→ **WHAT IS BEING ASKED**: Only the lines from the start of the data below through the line that contains "from bokeh.resources import INLINE" are to be copied, exactly and without pictures.

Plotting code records
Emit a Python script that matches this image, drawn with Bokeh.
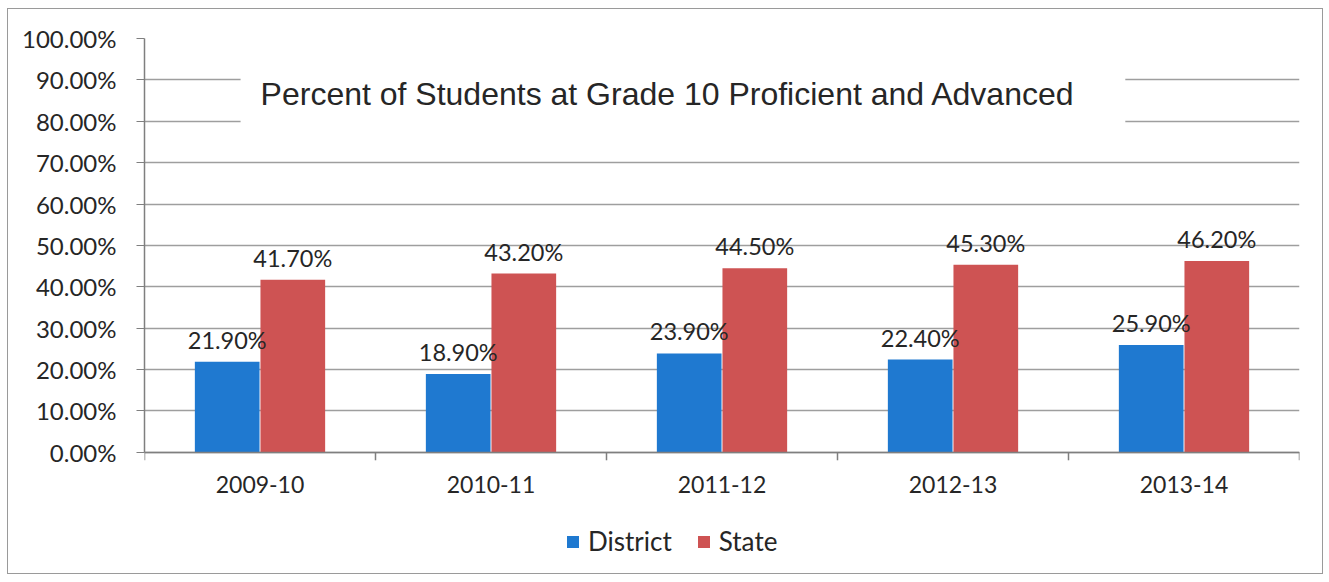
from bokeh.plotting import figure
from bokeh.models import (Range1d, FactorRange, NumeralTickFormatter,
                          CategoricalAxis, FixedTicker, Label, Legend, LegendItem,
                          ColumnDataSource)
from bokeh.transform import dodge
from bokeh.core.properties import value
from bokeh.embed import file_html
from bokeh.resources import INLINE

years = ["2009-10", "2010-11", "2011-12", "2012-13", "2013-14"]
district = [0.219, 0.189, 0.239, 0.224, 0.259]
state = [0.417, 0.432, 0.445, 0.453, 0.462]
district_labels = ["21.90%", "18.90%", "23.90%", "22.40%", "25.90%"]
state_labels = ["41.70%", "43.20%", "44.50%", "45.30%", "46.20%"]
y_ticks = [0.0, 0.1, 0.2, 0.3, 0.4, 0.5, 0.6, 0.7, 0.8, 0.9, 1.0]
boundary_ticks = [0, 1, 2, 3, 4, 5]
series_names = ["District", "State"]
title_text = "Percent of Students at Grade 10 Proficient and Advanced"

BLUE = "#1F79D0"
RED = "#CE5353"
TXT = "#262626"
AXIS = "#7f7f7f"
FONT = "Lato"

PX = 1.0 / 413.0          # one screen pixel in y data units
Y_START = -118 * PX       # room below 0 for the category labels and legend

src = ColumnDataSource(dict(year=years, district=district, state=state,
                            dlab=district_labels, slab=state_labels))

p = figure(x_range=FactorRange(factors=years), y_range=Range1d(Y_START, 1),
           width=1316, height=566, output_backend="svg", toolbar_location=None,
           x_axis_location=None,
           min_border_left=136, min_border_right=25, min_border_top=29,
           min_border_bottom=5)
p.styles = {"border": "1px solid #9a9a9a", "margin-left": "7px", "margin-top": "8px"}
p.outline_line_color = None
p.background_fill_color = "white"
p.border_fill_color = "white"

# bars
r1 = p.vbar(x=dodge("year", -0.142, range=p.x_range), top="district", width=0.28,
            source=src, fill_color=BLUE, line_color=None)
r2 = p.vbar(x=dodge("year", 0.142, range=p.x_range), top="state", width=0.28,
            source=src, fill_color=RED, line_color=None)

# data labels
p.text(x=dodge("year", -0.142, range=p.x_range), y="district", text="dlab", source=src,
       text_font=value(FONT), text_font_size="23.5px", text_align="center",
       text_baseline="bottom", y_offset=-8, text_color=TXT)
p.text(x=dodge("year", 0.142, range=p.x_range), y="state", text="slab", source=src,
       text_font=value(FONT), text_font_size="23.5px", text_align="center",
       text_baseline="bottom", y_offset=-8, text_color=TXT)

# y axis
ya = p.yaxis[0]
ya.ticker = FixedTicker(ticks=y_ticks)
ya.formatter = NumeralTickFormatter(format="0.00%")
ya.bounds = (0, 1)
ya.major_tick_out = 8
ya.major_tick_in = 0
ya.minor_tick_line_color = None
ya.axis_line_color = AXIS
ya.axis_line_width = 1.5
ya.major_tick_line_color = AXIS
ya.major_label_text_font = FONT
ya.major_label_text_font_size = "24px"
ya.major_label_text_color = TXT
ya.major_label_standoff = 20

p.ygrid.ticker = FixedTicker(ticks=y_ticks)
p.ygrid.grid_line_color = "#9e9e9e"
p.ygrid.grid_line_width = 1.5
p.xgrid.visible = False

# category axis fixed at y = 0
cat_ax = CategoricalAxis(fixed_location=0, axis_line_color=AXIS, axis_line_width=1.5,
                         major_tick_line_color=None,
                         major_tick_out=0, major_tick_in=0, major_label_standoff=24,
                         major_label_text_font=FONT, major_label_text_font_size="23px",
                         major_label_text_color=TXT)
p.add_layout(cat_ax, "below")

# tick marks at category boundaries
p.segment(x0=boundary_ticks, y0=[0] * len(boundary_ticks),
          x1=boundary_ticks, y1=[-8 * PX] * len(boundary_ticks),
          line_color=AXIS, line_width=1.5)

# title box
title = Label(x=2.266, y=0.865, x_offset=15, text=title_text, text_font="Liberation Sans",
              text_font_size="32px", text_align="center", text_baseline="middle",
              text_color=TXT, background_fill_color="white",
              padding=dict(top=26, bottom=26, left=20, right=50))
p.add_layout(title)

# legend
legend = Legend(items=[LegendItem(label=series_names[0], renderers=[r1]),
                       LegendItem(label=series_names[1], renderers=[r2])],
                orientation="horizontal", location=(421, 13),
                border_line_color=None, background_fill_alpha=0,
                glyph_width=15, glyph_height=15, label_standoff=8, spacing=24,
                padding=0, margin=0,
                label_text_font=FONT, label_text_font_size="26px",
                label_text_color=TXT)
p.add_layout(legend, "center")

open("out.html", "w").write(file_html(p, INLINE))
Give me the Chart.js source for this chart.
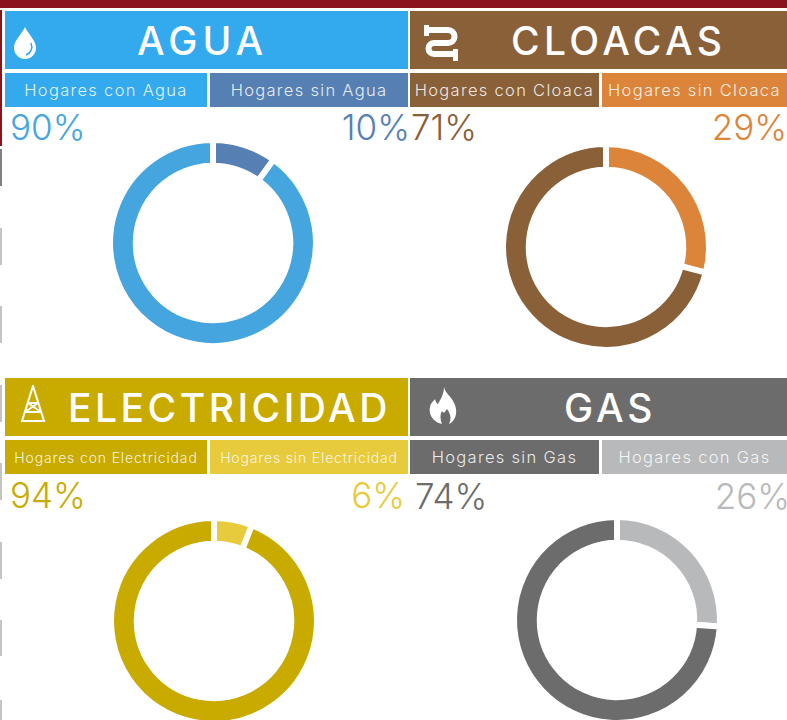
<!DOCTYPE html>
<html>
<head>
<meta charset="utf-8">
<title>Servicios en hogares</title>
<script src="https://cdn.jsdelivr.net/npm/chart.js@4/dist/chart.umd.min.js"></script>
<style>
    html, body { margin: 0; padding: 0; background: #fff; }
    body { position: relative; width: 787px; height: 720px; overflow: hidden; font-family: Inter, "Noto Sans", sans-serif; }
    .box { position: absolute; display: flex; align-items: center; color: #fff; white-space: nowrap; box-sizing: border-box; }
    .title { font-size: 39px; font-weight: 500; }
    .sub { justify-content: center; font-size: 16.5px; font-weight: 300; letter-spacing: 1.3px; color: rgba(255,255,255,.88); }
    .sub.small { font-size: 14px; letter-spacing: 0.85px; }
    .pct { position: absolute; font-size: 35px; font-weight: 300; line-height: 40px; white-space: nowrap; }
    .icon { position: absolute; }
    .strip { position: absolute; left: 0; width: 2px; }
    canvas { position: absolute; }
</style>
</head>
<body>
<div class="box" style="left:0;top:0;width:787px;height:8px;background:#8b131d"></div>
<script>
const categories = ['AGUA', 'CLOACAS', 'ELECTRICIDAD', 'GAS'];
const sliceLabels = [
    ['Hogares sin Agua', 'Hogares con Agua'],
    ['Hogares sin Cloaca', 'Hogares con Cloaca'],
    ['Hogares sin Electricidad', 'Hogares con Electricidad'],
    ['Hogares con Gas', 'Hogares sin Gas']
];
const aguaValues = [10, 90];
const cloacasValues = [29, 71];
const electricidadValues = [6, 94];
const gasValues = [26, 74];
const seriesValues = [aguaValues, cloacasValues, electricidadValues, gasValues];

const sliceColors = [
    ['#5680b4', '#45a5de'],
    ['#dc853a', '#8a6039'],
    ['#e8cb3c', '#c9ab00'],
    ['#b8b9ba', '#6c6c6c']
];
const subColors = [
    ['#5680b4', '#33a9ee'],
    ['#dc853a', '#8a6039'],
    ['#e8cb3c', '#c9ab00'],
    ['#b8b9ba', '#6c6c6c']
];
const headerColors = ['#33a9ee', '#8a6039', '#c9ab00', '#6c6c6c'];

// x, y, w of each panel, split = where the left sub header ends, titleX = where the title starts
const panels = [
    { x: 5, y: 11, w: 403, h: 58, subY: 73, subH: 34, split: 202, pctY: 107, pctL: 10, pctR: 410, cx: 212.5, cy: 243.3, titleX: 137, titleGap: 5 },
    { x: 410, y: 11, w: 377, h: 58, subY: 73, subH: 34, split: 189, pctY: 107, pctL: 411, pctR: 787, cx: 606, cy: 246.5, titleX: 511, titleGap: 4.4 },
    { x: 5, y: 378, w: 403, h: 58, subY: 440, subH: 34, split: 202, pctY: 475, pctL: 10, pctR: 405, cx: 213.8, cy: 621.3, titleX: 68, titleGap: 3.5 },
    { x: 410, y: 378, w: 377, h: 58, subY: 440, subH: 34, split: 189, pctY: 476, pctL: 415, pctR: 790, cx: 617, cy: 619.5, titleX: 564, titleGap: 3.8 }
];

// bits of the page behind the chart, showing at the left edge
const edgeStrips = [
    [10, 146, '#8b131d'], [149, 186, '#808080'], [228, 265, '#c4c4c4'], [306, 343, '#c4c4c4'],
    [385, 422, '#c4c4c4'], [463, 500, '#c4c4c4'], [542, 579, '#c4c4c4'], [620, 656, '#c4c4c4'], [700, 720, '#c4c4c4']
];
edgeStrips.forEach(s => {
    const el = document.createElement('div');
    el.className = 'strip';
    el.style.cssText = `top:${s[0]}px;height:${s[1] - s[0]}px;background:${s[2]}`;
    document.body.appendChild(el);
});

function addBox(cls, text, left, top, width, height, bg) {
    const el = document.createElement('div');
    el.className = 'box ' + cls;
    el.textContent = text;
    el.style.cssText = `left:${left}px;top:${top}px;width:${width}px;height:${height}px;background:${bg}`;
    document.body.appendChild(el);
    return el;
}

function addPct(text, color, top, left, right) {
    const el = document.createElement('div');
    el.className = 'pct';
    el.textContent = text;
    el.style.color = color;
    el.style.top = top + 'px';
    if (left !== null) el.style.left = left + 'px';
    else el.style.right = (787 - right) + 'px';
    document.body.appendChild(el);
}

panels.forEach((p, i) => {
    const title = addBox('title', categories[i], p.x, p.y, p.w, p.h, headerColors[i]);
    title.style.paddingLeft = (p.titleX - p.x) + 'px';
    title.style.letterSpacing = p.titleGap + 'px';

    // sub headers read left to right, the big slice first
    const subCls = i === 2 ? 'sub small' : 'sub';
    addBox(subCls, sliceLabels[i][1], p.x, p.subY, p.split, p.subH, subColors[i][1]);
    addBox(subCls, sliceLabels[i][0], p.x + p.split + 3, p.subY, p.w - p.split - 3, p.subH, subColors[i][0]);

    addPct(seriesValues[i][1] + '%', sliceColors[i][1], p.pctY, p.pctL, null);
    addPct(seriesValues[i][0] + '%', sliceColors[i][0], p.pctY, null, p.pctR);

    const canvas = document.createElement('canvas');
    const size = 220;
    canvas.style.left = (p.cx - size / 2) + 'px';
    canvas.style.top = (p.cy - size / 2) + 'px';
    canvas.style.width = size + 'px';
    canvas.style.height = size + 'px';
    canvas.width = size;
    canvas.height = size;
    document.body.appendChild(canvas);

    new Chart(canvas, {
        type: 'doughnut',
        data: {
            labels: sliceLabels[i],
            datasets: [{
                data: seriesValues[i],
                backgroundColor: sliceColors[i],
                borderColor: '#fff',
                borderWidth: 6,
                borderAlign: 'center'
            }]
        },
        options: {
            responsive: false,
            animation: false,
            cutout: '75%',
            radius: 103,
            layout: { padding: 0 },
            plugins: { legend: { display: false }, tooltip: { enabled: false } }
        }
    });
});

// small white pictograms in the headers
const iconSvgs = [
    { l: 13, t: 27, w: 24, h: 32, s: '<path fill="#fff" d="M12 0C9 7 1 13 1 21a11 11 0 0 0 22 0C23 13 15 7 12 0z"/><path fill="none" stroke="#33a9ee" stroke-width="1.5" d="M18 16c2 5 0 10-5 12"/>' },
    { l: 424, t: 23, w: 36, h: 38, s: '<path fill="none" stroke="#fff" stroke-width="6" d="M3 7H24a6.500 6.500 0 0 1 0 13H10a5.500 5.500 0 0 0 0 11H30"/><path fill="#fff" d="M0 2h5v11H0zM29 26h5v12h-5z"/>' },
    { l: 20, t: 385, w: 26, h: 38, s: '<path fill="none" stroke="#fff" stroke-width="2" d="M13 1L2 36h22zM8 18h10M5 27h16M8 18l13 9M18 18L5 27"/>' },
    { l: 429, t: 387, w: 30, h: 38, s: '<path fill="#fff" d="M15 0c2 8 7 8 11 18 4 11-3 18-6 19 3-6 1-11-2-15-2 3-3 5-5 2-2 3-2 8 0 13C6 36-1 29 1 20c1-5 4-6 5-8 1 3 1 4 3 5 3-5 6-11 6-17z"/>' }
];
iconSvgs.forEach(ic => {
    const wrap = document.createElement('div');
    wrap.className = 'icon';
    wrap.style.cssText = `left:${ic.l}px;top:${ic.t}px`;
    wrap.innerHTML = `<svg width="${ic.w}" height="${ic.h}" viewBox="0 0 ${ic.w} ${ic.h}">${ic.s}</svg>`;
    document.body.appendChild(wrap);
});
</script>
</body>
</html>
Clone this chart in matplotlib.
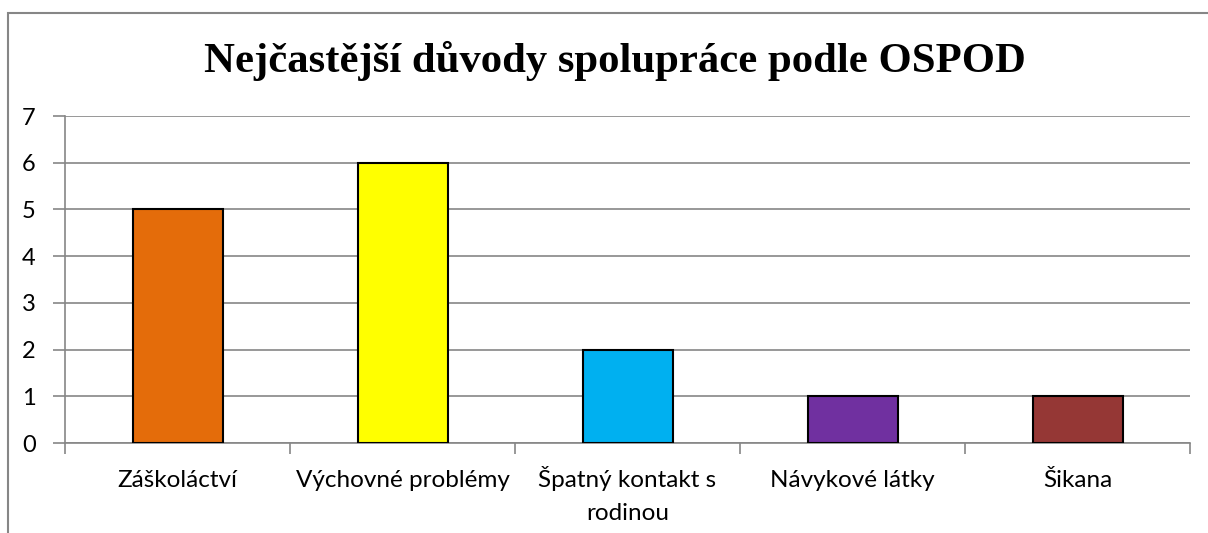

→ **THE ANSWER**:
Emit a Python script that matches this image, drawn with Bokeh.
from bokeh.plotting import figure
from bokeh.models import (Range1d, FactorRange, NumeralTickFormatter,
                          CategoricalAxis, FixedTicker, Label, Legend, LegendItem,
                          ColumnDataSource)
from bokeh.transform import dodge
from bokeh.core.properties import value
from bokeh.embed import file_html
from bokeh.resources import INLINE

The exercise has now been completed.